_GOAL_
In the data below, find every line that has the string "with", and copy it.

>> Start

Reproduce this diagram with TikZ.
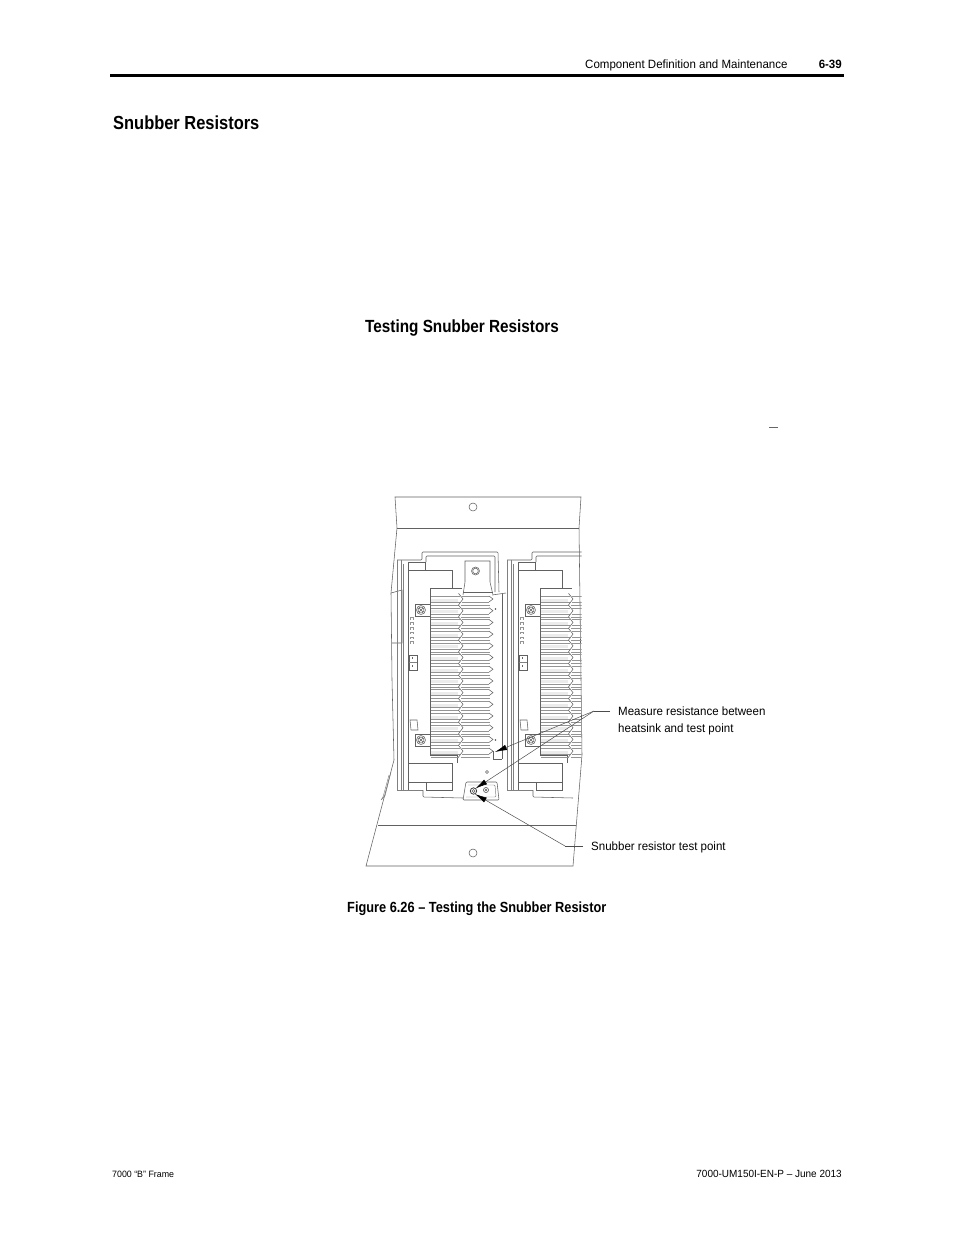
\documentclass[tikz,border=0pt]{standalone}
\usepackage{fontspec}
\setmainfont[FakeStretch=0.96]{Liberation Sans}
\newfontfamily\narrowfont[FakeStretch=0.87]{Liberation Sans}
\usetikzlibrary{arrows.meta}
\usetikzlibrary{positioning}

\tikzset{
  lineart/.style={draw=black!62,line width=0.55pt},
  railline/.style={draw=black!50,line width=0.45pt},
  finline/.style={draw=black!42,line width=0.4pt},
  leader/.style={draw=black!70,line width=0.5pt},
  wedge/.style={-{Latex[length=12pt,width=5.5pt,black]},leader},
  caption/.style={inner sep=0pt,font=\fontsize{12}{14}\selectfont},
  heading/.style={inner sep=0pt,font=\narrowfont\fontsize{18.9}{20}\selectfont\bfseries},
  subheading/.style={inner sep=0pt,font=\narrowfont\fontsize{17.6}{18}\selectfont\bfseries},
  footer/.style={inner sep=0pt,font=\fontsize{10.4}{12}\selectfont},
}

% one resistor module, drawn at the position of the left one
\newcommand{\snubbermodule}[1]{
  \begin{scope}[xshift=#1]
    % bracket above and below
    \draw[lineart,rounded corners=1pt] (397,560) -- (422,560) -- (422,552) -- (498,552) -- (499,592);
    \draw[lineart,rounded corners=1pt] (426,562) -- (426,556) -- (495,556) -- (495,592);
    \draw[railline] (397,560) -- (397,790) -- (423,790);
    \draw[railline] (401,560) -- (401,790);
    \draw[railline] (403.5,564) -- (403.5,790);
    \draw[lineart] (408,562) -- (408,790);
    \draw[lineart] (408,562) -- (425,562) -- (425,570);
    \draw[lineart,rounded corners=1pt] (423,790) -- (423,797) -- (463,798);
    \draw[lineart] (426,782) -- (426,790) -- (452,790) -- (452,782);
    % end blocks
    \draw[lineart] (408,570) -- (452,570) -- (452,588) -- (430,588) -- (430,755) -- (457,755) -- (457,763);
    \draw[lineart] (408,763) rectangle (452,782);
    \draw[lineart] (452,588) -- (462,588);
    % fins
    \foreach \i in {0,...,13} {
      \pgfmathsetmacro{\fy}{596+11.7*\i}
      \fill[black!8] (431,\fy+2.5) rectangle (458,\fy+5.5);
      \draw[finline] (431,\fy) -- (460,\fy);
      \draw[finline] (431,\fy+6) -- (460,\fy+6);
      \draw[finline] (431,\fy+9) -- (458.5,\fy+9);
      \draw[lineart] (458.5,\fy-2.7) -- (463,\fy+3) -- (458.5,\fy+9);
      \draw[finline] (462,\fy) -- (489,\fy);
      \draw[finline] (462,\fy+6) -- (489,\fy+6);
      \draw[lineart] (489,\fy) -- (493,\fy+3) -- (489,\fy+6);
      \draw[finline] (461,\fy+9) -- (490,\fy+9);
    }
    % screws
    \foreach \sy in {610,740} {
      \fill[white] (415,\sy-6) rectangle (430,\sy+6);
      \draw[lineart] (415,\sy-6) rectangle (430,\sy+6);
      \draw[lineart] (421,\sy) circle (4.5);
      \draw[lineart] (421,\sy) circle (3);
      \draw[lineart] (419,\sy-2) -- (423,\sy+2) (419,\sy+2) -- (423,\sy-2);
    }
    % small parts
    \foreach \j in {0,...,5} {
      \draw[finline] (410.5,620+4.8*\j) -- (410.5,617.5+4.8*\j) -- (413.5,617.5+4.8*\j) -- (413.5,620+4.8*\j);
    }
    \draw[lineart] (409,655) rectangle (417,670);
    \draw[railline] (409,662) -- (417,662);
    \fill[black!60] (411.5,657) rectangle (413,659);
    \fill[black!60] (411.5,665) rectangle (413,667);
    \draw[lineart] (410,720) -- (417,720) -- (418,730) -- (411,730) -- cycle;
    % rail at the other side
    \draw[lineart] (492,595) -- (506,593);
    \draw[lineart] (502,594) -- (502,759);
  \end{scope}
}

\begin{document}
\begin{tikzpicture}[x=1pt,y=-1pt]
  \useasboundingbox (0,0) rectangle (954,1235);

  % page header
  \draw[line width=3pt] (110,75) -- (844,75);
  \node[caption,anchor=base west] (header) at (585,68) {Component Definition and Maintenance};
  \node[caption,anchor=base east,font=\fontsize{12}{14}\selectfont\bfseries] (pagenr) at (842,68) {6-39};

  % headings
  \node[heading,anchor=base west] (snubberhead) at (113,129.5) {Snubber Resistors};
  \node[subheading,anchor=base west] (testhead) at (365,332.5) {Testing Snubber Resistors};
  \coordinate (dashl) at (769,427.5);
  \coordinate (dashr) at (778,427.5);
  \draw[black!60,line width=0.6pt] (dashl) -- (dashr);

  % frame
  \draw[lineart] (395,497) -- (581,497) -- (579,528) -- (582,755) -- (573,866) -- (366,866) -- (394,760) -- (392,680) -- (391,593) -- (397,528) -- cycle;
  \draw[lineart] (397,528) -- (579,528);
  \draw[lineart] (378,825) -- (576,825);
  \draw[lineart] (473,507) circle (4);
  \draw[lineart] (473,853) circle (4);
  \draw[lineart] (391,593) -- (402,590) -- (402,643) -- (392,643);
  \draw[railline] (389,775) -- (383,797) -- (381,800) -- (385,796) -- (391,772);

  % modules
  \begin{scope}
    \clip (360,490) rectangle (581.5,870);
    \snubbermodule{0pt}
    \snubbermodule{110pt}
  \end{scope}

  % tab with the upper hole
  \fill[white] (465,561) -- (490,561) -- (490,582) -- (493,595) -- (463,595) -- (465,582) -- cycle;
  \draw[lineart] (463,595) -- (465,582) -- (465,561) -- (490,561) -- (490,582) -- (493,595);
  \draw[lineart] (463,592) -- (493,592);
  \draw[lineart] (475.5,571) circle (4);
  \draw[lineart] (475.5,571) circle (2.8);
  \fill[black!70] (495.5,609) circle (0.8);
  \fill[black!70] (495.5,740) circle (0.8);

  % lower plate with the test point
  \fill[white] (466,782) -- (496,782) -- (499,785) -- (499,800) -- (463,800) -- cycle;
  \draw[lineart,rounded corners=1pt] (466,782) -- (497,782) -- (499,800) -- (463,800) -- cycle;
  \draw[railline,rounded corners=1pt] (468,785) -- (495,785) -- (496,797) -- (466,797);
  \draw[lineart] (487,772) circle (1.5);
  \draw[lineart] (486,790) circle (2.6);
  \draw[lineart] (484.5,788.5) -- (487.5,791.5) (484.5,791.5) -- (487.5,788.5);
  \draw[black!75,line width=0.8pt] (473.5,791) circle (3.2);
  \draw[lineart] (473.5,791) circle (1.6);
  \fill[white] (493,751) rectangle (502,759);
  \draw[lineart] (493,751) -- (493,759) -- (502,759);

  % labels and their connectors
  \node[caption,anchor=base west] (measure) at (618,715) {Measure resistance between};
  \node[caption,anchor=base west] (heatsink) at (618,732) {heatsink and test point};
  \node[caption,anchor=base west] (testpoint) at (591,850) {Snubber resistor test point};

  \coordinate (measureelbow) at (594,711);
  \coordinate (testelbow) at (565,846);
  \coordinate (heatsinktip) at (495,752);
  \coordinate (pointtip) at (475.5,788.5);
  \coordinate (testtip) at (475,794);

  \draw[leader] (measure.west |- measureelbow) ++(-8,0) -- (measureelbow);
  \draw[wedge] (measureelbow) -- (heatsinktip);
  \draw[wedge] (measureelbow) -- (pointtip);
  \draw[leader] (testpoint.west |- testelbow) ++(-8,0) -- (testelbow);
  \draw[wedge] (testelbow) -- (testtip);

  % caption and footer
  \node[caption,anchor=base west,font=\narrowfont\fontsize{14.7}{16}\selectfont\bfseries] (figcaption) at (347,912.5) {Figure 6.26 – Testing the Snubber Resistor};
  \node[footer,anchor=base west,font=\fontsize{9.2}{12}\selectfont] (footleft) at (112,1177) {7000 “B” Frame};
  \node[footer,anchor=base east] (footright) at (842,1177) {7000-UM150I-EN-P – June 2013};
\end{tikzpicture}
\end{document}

>> End

_WRITTEN ANSWER_
Reproduce this diagram with TikZ.
  % tab with the upper hole
  % lower plate with the test point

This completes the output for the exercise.